Stored dataset items
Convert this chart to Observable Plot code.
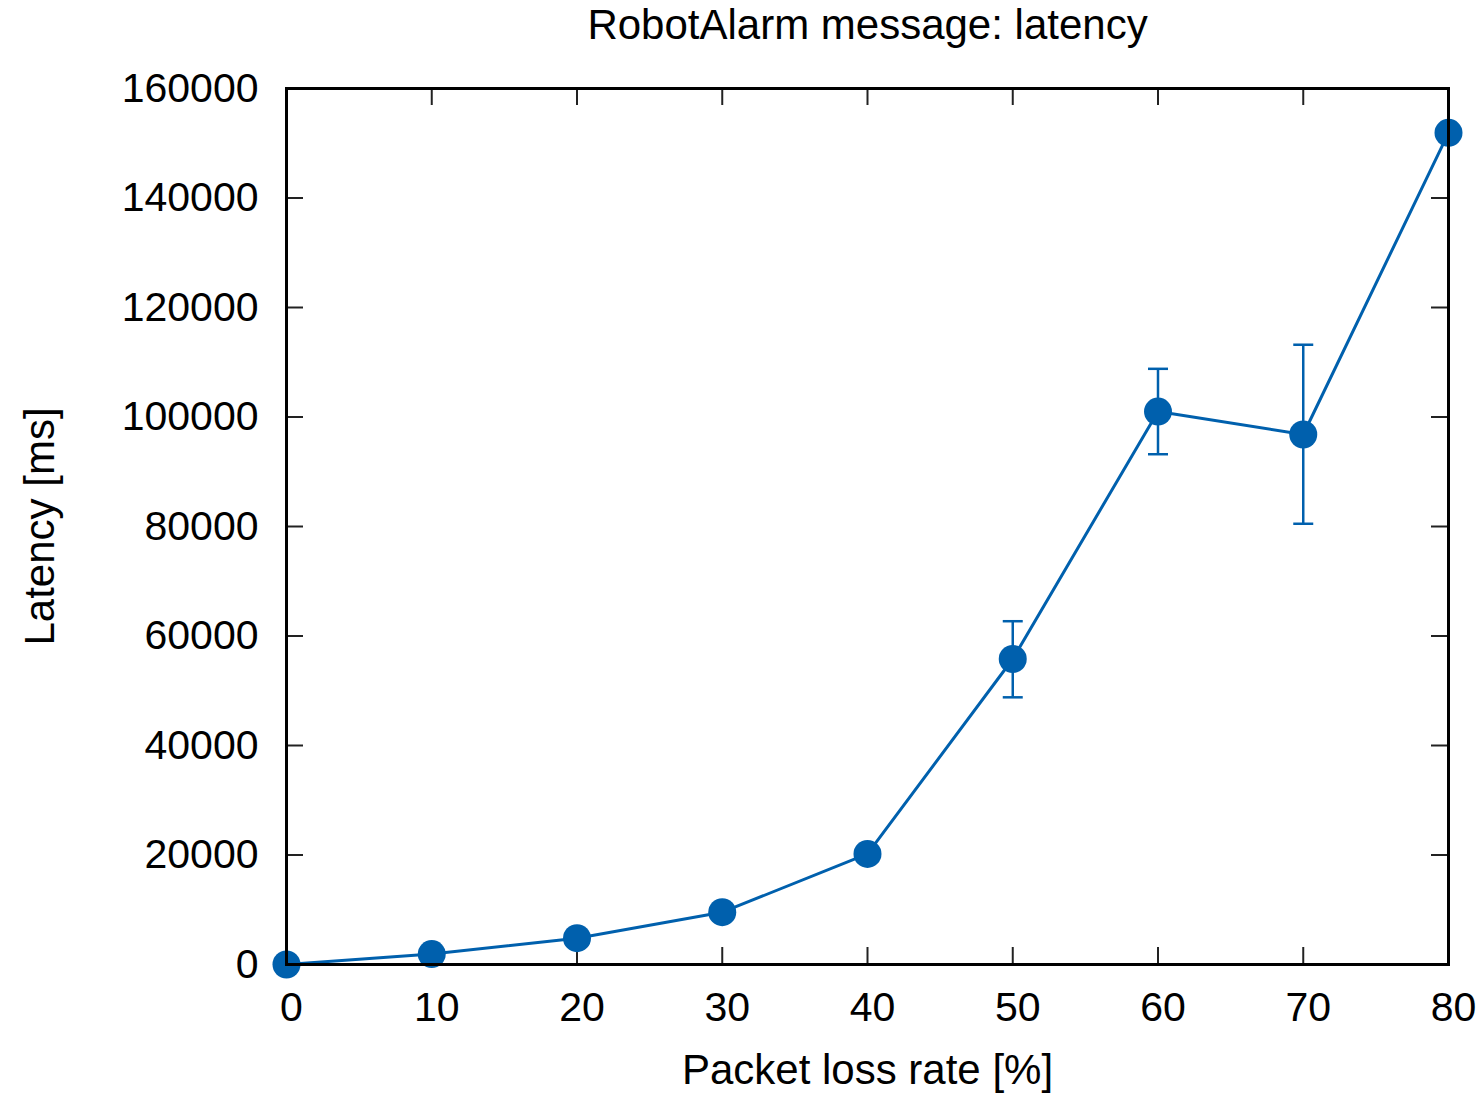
<!DOCTYPE html>
<html>
<head>
<meta charset="utf-8">
<script src="https://cdn.jsdelivr.net/npm/d3@7"></script>
<script src="https://cdn.jsdelivr.net/npm/@observablehq/plot@0.6"></script>
<style>
  html, body { margin: 0; padding: 0; background: #fff; }
  #chart svg { display: block; }
</style>
</head>
<body>
<div id="chart"></div>
<script>
// Packet loss rate [%] and mean latency [ms]
const lossRate = [0, 10, 20, 30, 40, 50, 60, 70, 80];
const latency = [0, 1900, 4800, 9550, 20200, 55800, 101000, 96800, 151900];
// Error bar bounds (null where no bar is drawn)
const errLow = [null, null, null, null, null, 48800, 93200, 80500, null];
const errHigh = [null, null, null, null, null, 62700, 108800, 113200, null];

const xTicks = [0, 10, 20, 30, 40, 50, 60, 70, 80];
const yTicks = [0, 20000, 40000, 60000, 80000, 100000, 120000, 140000, 160000];

const titleText = "RobotAlarm message: latency";
const xLabel = "Packet loss rate [%]";
const yLabel = "Latency [ms]";

const color = "#0060ad";

const points = lossRate.map((x, i) => ({x, y: latency[i], lo: errLow[i], hi: errHigh[i]}));
const bars = points.filter(d => d.lo != null);
const caps = bars.flatMap(d => [{x: d.x, y: d.lo}, {x: d.x, y: d.hi}]);

// horizontal cap glyph for the error bars
const capSymbol = {
  draw(ctx, size) {
    const r = Math.sqrt(size / Math.PI);
    ctx.moveTo(-r, 0);
    ctx.lineTo(r, 0);
  }
};

const W = 1483, H = 1093;
const mL = 286, mR = 35, mT = 88, mB = 129;
const frameW = W - mL - mR, frameH = H - mT - mB;
const tickLen = 17;

const chart = Plot.plot({
  width: W,
  height: H,
  marginLeft: mL,
  marginRight: mR,
  marginTop: mT,
  marginBottom: mB,
  style: {fontFamily: "'Liberation Sans', Arial, sans-serif", background: "#fff", color: "#000"},
  x: {domain: [0, 80], label: null},
  y: {domain: [0, 160000], label: null},
  marks: [
    // tick labels
    Plot.axisX(xTicks, {tickSize: 0, tickPadding: 27, fontSize: 41, dx: 5, label: null}),
    Plot.axisY(yTicks, {tickSize: 0, tickPadding: 28, fontSize: 41, tickFormat: d => String(d), label: null}),
    // inward tick marks on all four sides
    Plot.tickX(xTicks, {x: d => d, insetTop: frameH - tickLen, stroke: "#222", strokeWidth: 2}),
    Plot.tickX(xTicks, {x: d => d, insetBottom: frameH - tickLen, stroke: "#222", strokeWidth: 2}),
    Plot.tickY(yTicks, {y: d => d, insetRight: frameW - tickLen, stroke: "#222", strokeWidth: 2}),
    Plot.tickY(yTicks, {y: d => d, insetLeft: frameW - tickLen, stroke: "#222", strokeWidth: 2}),
    // error bars
    Plot.ruleX(bars, {x: "x", y1: "lo", y2: "hi", stroke: color, strokeWidth: 2.5}),
    Plot.dot(caps, {x: "x", y: "y", symbol: capSymbol, r: 10, stroke: color, strokeWidth: 2.5, fill: "none"}),
    // series
    Plot.line(points, {x: "x", y: "y", stroke: color, strokeWidth: 3}),
    Plot.dot(points, {x: "x", y: "y", r: 14, fill: color, stroke: "none"}),
    // title and axis labels
    Plot.text([titleText], {text: d => d, frameAnchor: "top", lineAnchor: "middle", dy: -63, fontSize: 42, fill: "#000"}),
    Plot.text([xLabel], {text: d => d, frameAnchor: "bottom", lineAnchor: "middle", dy: 106, fontSize: 42, fill: "#000"}),
    Plot.text([yLabel], {text: d => d, frameAnchor: "left", textAnchor: "middle", lineAnchor: "middle", dx: -246, rotate: -90, fontSize: 42, fill: "#000"}),
    Plot.frame({stroke: "#000", strokeWidth: 3})
  ]
});

document.getElementById("chart").appendChild(chart);
</script>
</body>
</html>
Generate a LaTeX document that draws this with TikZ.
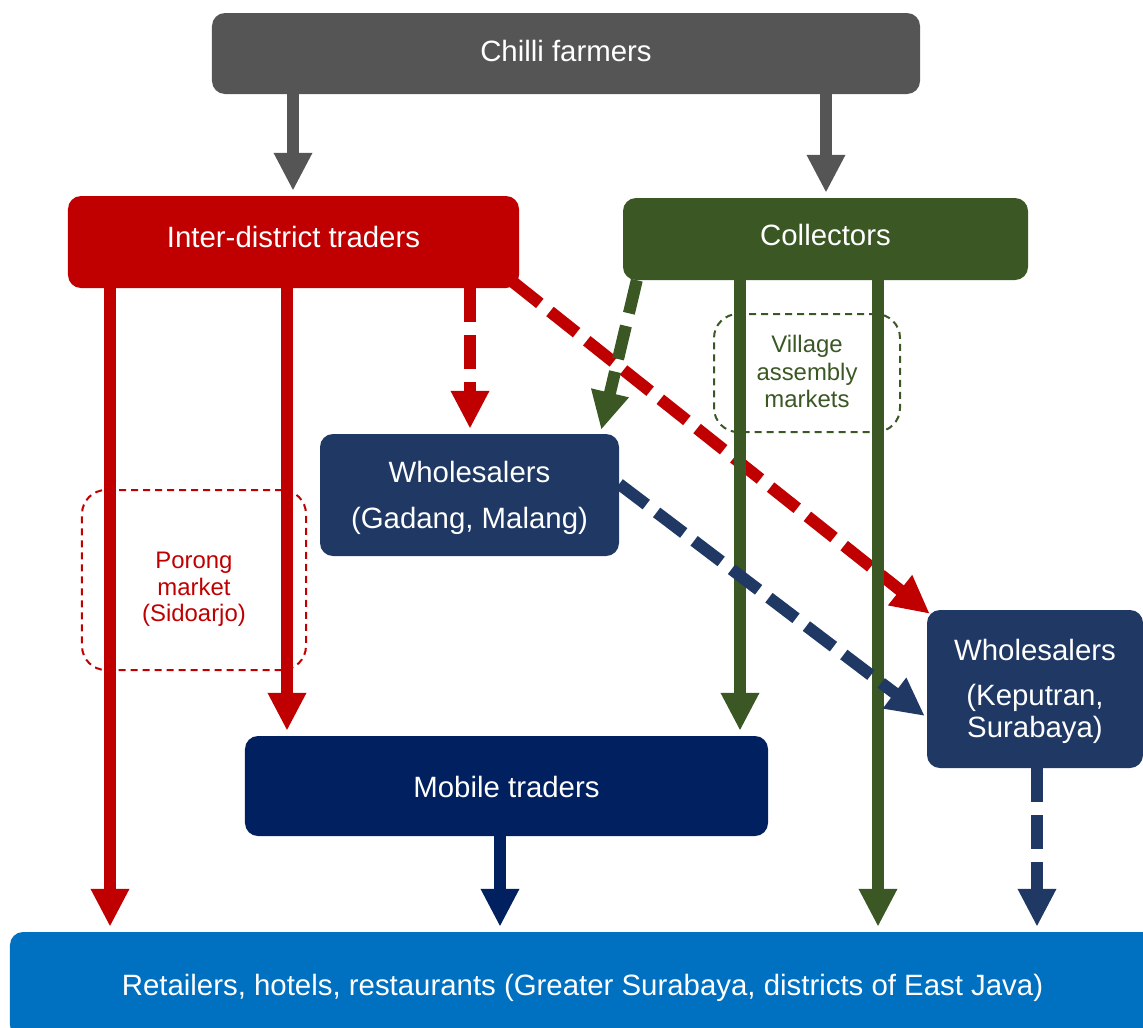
\documentclass[tikz,border=0pt]{standalone}
\usepackage{fontspec}
\setmainfont{Liberation Sans}
\usetikzlibrary{arrows.meta,calc}

\definecolor{farmgray}{HTML}{555555}
\definecolor{tradered}{HTML}{C00000}
\definecolor{collgreen}{HTML}{3A5724}
\definecolor{wsblue}{HTML}{1F3864}
\definecolor{mobnavy}{HTML}{002060}
\definecolor{retblue}{HTML}{0070C0}

\begin{document}
\begin{tikzpicture}[x=1bp,y=-1bp,
  box/.style={rounded corners=13bp, text=white, align=center, inner sep=0pt,
    font=\fontsize{29.5}{34}\selectfont, text height=21bp},
  market/.style={rounded corners=24bp, dashed, line width=2bp,
    dash pattern=on 7bp off 5bp, align=center, inner sep=0pt,
    font=\fontsize{24}{27}\selectfont, text depth=0bp},
  flow/.style={line width=12bp, -{Triangle[width=36bp,length=38bp]}, shorten >=5bp},
  flowdash/.style={flow, dash pattern=on 34bp off 13bp}
]
\path[use as bounding box] (0,0) rectangle (1143,1028);
\clip (0,0) rectangle (1143,1028);

% dashed market outlines
\node[market, draw=tradered, text=tradered, minimum width=224bp, minimum height=180bp,
  font=\fontsize{24}{26.5}\selectfont, text height=83bp]
  (porong) at (194,580) {Porong\\market\\(Sidoarjo)};
\node[market, draw=collgreen, text=collgreen, minimum width=186bp, minimum height=118bp,
  font=\fontsize{24}{27.5}\selectfont, text height=69bp]
  (village) at (807,373) {Village\\assembly\\markets};

% actors
\node[box, fill=farmgray, minimum width=708bp, minimum height=81bp, text depth=5bp]
  (farm) at (566,53.5) {Chilli farmers};
\node[box, fill=tradered, minimum width=451bp, minimum height=92bp, text depth=10bp]
  (inter) at (293.5,242) {Inter-district traders};
\node[box, fill=collgreen, minimum width=405bp, minimum height=82bp, text depth=8bp]
  (coll) at (825.5,239) {Collectors};
\node[box, fill=wsblue, minimum width=299bp, minimum height=122bp,
  text height=67bp, text depth=0bp]
  (wsg) at (469.5,495) {Wholesalers\\[12bp](Gadang, Malang)};
\node[box, fill=wsblue, minimum width=216bp, minimum height=158bp,
  font=\fontsize{29.5}{32}\selectfont, text height=97bp, text depth=0bp]
  (wsk) at (1035,689) {Wholesalers\\[13bp](Keputran,\\Surabaya)};
\node[box, fill=mobnavy, minimum width=523bp, minimum height=100bp,
  text height=23bp, text depth=0bp]
  (mobile) at (506.5,786) {Mobile traders};
\node[box, fill=retblue, minimum width=1145bp, minimum height=106bp, text depth=0bp]
  (retail) at (582.5,985) {Retailers, hotels, restaurants (Greater Surabaya, districts of East Java)};

% x positions of the vertical connectors
\coordinate (xa) at (293,0);
\coordinate (xb) at (826,0);
\coordinate (xc) at (110,0);
\coordinate (xd) at (287,0);
\coordinate (xe) at (470,0);
\coordinate (xf) at (740,0);
\coordinate (xg) at (878,0);
\coordinate (xh) at (500,0);
\coordinate (xk) at (1037,0);

% farmers
\draw[flow, farmgray] (farm.south -| xa) -- (inter.north -| xa);
\draw[flow, farmgray] (farm.south -| xb) -- (coll.north -| xb);

% inter-district traders
\draw[flow, tradered] (inter.south -| xc) -- (retail.north -| xc);
\draw[flow, tradered] (inter.south -| xd) -- (mobile.north -| xd);
\draw[flowdash, tradered] (inter.south -| xe) -- (wsg.north -| xe);
\draw[flowdash, tradered, shorten >=0pt]
  ($(inter.south east)+(-6,-6)$) -- ($(wsk.north west)+(3,4)$);

% collectors
\draw[flow, collgreen] (coll.south -| xf) -- (mobile.north -| xf);
\draw[flow, collgreen] (coll.south -| xg) -- (retail.north -| xg);
\draw[flowdash, collgreen, shorten >=0pt]
  ($(coll.south west)+(14,0)$) -- ($(wsg.north east)+(-18,-4)$);

% wholesalers and mobile traders
\draw[flowdash, wsblue, shorten >=0pt]
  ($(wsg.east)+(0,-11)$) -- ($(wsk.west)+(-2,27)$);
\draw[flowdash, wsblue] (wsk.south -| xk) -- (retail.north -| xk);
\draw[flow, mobnavy] (mobile.south -| xh) -- (retail.north -| xh);
\end{tikzpicture}
\end{document}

Prompt. Return only the lines from the start of the data through the line that contains "const tickLen = 17;", please, copying them exactly and omitting all pictures.

Output of the exercise.
Convert this chart to Observable Plot code.
<!DOCTYPE html>
<html>
<head>
<meta charset="utf-8">
<script src="https://cdn.jsdelivr.net/npm/d3@7"></script>
<script src="https://cdn.jsdelivr.net/npm/@observablehq/plot@0.6"></script>
<style>
  html, body { margin: 0; padding: 0; background: #fff; }
  #chart svg { display: block; }
</style>
</head>
<body>
<div id="chart"></div>
<script>
// Packet loss rate [%] and mean latency [ms]
const lossRate = [0, 10, 20, 30, 40, 50, 60, 70, 80];
const latency = [0, 1900, 4800, 9550, 20200, 55800, 101000, 96800, 151900];
// Error bar bounds (null where no bar is drawn)
const errLow = [null, null, null, null, null, 48800, 93200, 80500, null];
const errHigh = [null, null, null, null, null, 62700, 108800, 113200, null];

const xTicks = [0, 10, 20, 30, 40, 50, 60, 70, 80];
const yTicks = [0, 20000, 40000, 60000, 80000, 100000, 120000, 140000, 160000];

const titleText = "RobotAlarm message: latency";
const xLabel = "Packet loss rate [%]";
const yLabel = "Latency [ms]";

const color = "#0060ad";

const points = lossRate.map((x, i) => ({x, y: latency[i], lo: errLow[i], hi: errHigh[i]}));
const bars = points.filter(d => d.lo != null);
const caps = bars.flatMap(d => [{x: d.x, y: d.lo}, {x: d.x, y: d.hi}]);

// horizontal cap glyph for the error bars
const capSymbol = {
  draw(ctx, size) {
    const r = Math.sqrt(size / Math.PI);
    ctx.moveTo(-r, 0);
    ctx.lineTo(r, 0);
  }
};

const W = 1483, H = 1093;
const mL = 286, mR = 35, mT = 88, mB = 129;
const frameW = W - mL - mR, frameH = H - mT - mB;
const tickLen = 17;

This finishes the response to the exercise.